This month we bring you back into the world of patent models with an inventor who has ties to a place many of Hagley’s visitors will find familiar. Anthony Iske, of Lancaster, Pennsylvania, was a prolific inventor who didn’t seem to commit to one industry in particular. Rather, he held a variety of patents across multiple disciplines, totaling in over 200 patents! We are lucky enough to have one of his models in our collection.
This Improved Hospital-Bedstead (Patent No. 77,193) was patented by Iske on April 28, 1868. Iske states that “my invention consists in providing a means to enable an invalid to be relieved from the calls of nature without exertion on his part, and with ease to the attendant, and to facilitate the regulating or raising and lowering of the patient’s head and shoulders, and other minor additions and changes.”
Anthony Iske was born in Alsace, France on April 28, 1832 to a machinist father and a mother whose father was a cabinetmaker. After apprenticing in his grandfather’s cabinetmaking business, he assumed its management. One of his specialties was in the construction and decoration of altars. It seems as though Iske’s skills were well-known, even across the sea in the United States. In 1853, he received a letter from a priest suggesting that he come to Lancaster because a skilled craftsman was needed for the construction of a new church.
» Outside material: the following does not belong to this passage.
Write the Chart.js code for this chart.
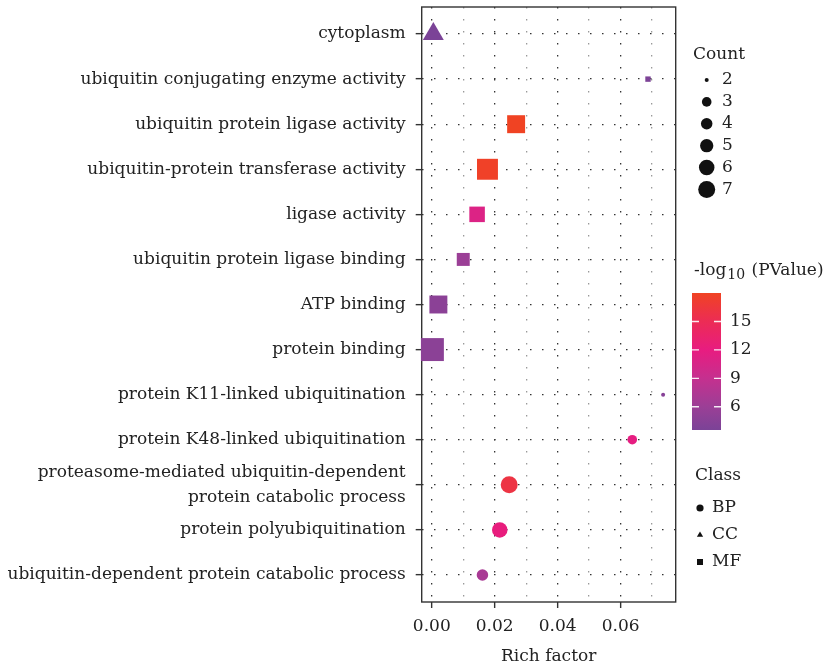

He obliged and made his way to the United States. The letter had requested he come to Lancaster, New York. By mistake, Iske found himself in Lancaster, Pennsylvania. Regardless, Iske’s skills made him invaluable, and he easily found work constructing altars and pulpits. He settled permanently in Lancaster, never exploring the original opportunity in New York.
Eventually, Iske put most of his focus on his inventions, the variety of which is truly astounding. He is most well-known for patenting the first meat cutter or slicer, as well as a widely-used fire extension ladder. Other inventions include a cigar press, a doorbell, motors, velocipedes, and fire alarms.
His son, Albert, was also included on a number of the patents. These included a milk-protector, a cork-driver, a device for holding fire alarm keys, and a reversible window sash.
The patents listed above only skim the surface of what Anthony Iske achieved before his death in 1920. A quick Google search of Anthony and/or Albert Iske will retrieve pages and pages of results… It really is no wonder that Anthony Iske was known as the ‘Edison of Lancaster’.
Caroline Western is the Assistant Curator, Patent Models at Hagley Museum and Library.